**DATA PROVIDED:**
------------------------------------------------------------------------

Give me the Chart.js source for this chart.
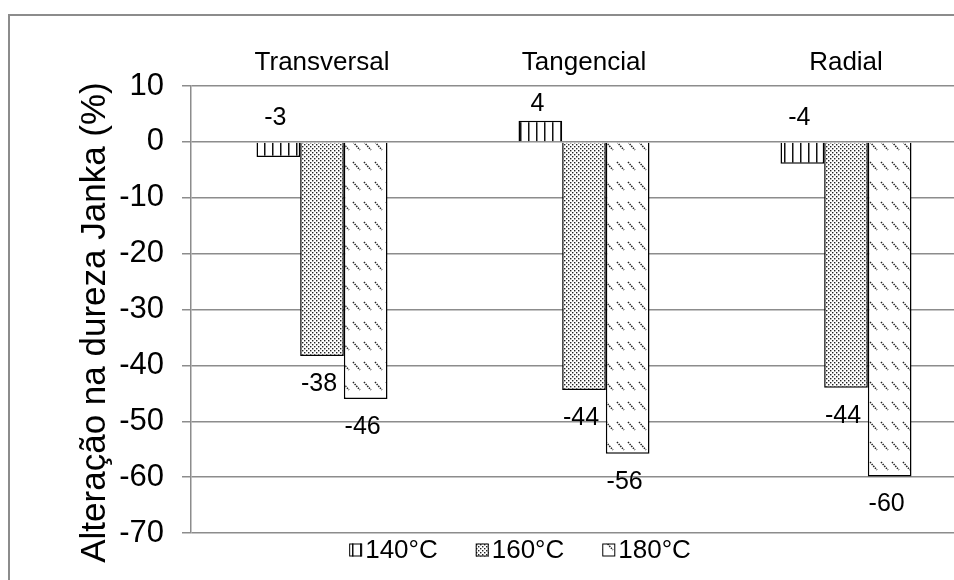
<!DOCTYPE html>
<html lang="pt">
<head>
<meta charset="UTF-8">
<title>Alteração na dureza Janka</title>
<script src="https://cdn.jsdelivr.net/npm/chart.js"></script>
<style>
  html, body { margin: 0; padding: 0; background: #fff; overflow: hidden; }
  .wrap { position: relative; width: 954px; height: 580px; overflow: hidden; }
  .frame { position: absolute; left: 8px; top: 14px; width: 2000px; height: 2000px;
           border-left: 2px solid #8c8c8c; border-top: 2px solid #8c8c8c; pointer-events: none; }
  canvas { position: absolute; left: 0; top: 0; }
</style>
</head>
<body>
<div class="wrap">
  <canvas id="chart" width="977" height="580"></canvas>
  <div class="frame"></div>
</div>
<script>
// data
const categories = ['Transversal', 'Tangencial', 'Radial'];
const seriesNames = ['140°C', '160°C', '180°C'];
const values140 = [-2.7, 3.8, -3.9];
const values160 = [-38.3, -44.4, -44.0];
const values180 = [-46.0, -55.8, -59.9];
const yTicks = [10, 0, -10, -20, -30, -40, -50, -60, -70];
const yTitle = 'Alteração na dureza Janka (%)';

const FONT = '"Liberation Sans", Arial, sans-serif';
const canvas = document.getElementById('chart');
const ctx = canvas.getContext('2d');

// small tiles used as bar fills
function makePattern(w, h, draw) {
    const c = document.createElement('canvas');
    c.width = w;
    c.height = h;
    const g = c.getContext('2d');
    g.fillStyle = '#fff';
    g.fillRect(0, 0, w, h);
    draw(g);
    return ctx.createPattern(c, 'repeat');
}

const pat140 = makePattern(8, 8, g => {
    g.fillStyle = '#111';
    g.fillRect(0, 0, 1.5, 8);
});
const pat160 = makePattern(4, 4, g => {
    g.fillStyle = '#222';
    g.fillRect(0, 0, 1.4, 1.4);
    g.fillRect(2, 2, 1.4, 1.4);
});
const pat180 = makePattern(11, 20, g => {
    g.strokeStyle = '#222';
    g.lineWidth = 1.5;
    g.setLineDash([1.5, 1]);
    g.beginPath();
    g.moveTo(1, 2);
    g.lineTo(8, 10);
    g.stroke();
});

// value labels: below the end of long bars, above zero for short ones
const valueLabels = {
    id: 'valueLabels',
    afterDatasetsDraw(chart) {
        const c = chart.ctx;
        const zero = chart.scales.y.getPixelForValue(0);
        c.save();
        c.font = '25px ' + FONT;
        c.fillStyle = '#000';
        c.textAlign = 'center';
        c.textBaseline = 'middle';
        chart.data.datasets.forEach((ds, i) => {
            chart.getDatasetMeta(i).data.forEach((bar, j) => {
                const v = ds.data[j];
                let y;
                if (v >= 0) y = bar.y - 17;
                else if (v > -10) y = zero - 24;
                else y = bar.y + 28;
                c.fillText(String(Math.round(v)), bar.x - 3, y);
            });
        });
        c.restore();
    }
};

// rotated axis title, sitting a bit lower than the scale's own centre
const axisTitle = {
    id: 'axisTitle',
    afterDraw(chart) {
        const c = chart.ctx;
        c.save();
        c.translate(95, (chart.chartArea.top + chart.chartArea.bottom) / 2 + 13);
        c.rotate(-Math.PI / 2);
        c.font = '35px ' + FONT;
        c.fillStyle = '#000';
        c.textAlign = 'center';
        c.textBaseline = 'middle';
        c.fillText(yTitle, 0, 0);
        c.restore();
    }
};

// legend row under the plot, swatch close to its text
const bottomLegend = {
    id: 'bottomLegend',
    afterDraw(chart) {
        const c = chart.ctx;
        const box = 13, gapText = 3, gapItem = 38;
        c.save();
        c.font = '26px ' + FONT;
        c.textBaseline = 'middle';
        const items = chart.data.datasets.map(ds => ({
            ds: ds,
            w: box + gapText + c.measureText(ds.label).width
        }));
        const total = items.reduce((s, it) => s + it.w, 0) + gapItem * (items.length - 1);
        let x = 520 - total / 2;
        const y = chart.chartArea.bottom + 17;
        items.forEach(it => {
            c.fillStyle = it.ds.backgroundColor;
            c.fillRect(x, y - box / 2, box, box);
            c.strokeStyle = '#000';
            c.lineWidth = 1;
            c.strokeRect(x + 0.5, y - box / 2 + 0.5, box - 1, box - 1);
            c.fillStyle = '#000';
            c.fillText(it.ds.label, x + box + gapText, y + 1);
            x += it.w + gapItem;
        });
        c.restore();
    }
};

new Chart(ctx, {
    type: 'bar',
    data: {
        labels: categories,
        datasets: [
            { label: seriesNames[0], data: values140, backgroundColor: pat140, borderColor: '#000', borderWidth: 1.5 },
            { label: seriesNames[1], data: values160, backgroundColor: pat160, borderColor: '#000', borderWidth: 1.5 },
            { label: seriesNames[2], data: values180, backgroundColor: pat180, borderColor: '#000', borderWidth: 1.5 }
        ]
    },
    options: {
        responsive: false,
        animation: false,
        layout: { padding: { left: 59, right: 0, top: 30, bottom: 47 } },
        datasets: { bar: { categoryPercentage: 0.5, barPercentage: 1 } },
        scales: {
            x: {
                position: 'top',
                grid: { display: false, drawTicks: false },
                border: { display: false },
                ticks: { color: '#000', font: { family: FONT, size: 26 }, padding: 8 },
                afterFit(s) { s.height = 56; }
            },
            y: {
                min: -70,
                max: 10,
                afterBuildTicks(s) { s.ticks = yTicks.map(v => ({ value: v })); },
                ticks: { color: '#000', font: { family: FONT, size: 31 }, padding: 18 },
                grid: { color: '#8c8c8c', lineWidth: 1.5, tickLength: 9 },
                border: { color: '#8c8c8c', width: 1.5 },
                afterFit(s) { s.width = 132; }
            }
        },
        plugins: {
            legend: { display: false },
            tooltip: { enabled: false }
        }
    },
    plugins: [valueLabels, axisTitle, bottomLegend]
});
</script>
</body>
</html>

------------------------------------------------------------------------

Word for word, quote the lines above. Omit the pictures.

**TASK OUTPUT:**
Give me the Chart.js source for this chart.
<!DOCTYPE html>
<html lang="pt">
<head>
<meta charset="UTF-8">
<title>Alteração na dureza Janka</title>
<script src="https://cdn.jsdelivr.net/npm/chart.js"></script>
<style>
  html, body { margin: 0; padding: 0; background: #fff; overflow: hidden; }
  .wrap { position: relative; width: 954px; height: 580px; overflow: hidden; }
  .frame { position: absolute; left: 8px; top: 14px; width: 2000px; height: 2000px;
           border-left: 2px solid #8c8c8c; border-top: 2px solid #8c8c8c; pointer-events: none; }
  canvas { position: absolute; left: 0; top: 0; }
</style>
</head>
<body>
<div class="wrap">
  <canvas id="chart" width="977" height="580"></canvas>
  <div class="frame"></div>
</div>
<script>
// data
const categories = ['Transversal', 'Tangencial', 'Radial'];
const seriesNames = ['140°C', '160°C', '180°C'];
const values140 = [-2.7, 3.8, -3.9];
const values160 = [-38.3, -44.4, -44.0];
const values180 = [-46.0, -55.8, -59.9];
const yTicks = [10, 0, -10, -20, -30, -40, -50, -60, -70];
const yTitle = 'Alteração na dureza Janka (%)';

const FONT = '"Liberation Sans", Arial, sans-serif';
const canvas = document.getElementById('chart');
const ctx = canvas.getContext('2d');

// small tiles used as bar fills
function makePattern(w, h, draw) {
    const c = document.createElement('canvas');
    c.width = w;
    c.height = h;
    const g = c.getContext('2d');
    g.fillStyle = '#fff';
    g.fillRect(0, 0, w, h);
    draw(g);
    return ctx.createPattern(c, 'repeat');
}

const pat140 = makePattern(8, 8, g => {
    g.fillStyle = '#111';
    g.fillRect(0, 0, 1.5, 8);
});
const pat160 = makePattern(4, 4, g => {
    g.fillStyle = '#222';
    g.fillRect(0, 0, 1.4, 1.4);
    g.fillRect(2, 2, 1.4, 1.4);
});
const pat180 = makePattern(11, 20, g => {
    g.strokeStyle = '#222';
    g.lineWidth = 1.5;
    g.setLineDash([1.5, 1]);
    g.beginPath();
    g.moveTo(1, 2);
    g.lineTo(8, 10);
    g.stroke();
});

// value labels: below the end of long bars, above zero for short ones
const valueLabels = {
    id: 'valueLabels',
    afterDatasetsDraw(chart) {
        const c = chart.ctx;
        const zero = chart.scales.y.getPixelForValue(0);
        c.save();
        c.font = '25px ' + FONT;
        c.fillStyle = '#000';
        c.textAlign = 'center';
        c.textBaseline = 'middle';
        chart.data.datasets.forEach((ds, i) => {
            chart.getDatasetMeta(i).data.forEach((bar, j) => {
                const v = ds.data[j];
                let y;
                if (v >= 0) y = bar.y - 17;
                else if (v > -10) y = zero - 24;
                else y = bar.y + 28;
                c.fillText(String(Math.round(v)), bar.x - 3, y);
            });
        });
        c.restore();
    }
};

// rotated axis title, sitting a bit lower than the scale's own centre
const axisTitle = {
    id: 'axisTitle',
    afterDraw(chart) {
        const c = chart.ctx;
        c.save();
        c.translate(95, (chart.chartArea.top + chart.chartArea.bottom) / 2 + 13);
        c.rotate(-Math.PI / 2);
        c.font = '35px ' + FONT;
        c.fillStyle = '#000';
        c.textAlign = 'center';
        c.textBaseline = 'middle';
        c.fillText(yTitle, 0, 0);
        c.restore();
    }
};

// legend row under the plot, swatch close to its text
const bottomLegend = {
    id: 'bottomLegend',
    afterDraw(chart) {
        const c = chart.ctx;
        const box = 13, gapText = 3, gapItem = 38;
        c.save();
        c.font = '26px ' + FONT;
        c.textBaseline = 'middle';
        const items = chart.data.datasets.map(ds => ({
            ds: ds,
            w: box + gapText + c.measureText(ds.label).width
        }));
        const total = items.reduce((s, it) => s + it.w, 0) + gapItem * (items.length - 1);
        let x = 520 - total / 2;
        const y = chart.chartArea.bottom + 17;
        items.forEach(it => {
            c.fillStyle = it.ds.backgroundColor;
            c.fillRect(x, y - box / 2, box, box);
            c.strokeStyle = '#000';
            c.lineWidth = 1;
            c.strokeRect(x + 0.5, y - box / 2 + 0.5, box - 1, box - 1);
            c.fillStyle = '#000';
            c.fillText(it.ds.label, x + box + gapText, y + 1);
            x += it.w + gapItem;
        });
        c.restore();
    }
};

new Chart(ctx, {
    type: 'bar',
    data: {
        labels: categories,
        datasets: [
            { label: seriesNames[0], data: values140, backgroundColor: pat140, borderColor: '#000', borderWidth: 1.5 },
            { label: seriesNames[1], data: values160, backgroundColor: pat160, borderColor: '#000', borderWidth: 1.5 },
            { label: seriesNames[2], data: values180, backgroundColor: pat180, borderColor: '#000', borderWidth: 1.5 }
        ]
    },
    options: {
        responsive: false,
        animation: false,
        layout: { padding: { left: 59, right: 0, top: 30, bottom: 47 } },
        datasets: { bar: { categoryPercentage: 0.5, barPercentage: 1 } },
        scales: {
            x: {
                position: 'top',
                grid: { display: false, drawTicks: false },
                border: { display: false },
                ticks: { color: '#000', font: { family: FONT, size: 26 }, padding: 8 },
                afterFit(s) { s.height = 56; }
            },
            y: {
                min: -70,
                max: 10,
                afterBuildTicks(s) { s.ticks = yTicks.map(v => ({ value: v })); },
                ticks: { color: '#000', font: { family: FONT, size: 31 }, padding: 18 },
                grid: { color: '#8c8c8c', lineWidth: 1.5, tickLength: 9 },
                border: { color: '#8c8c8c', width: 1.5 },
                afterFit(s) { s.width = 132; }
            }
        },
        plugins: {
            legend: { display: false },
            tooltip: { enabled: false }
        }
    },
    plugins: [valueLabels, axisTitle, bottomLegend]
});
</script>
</body>
</html>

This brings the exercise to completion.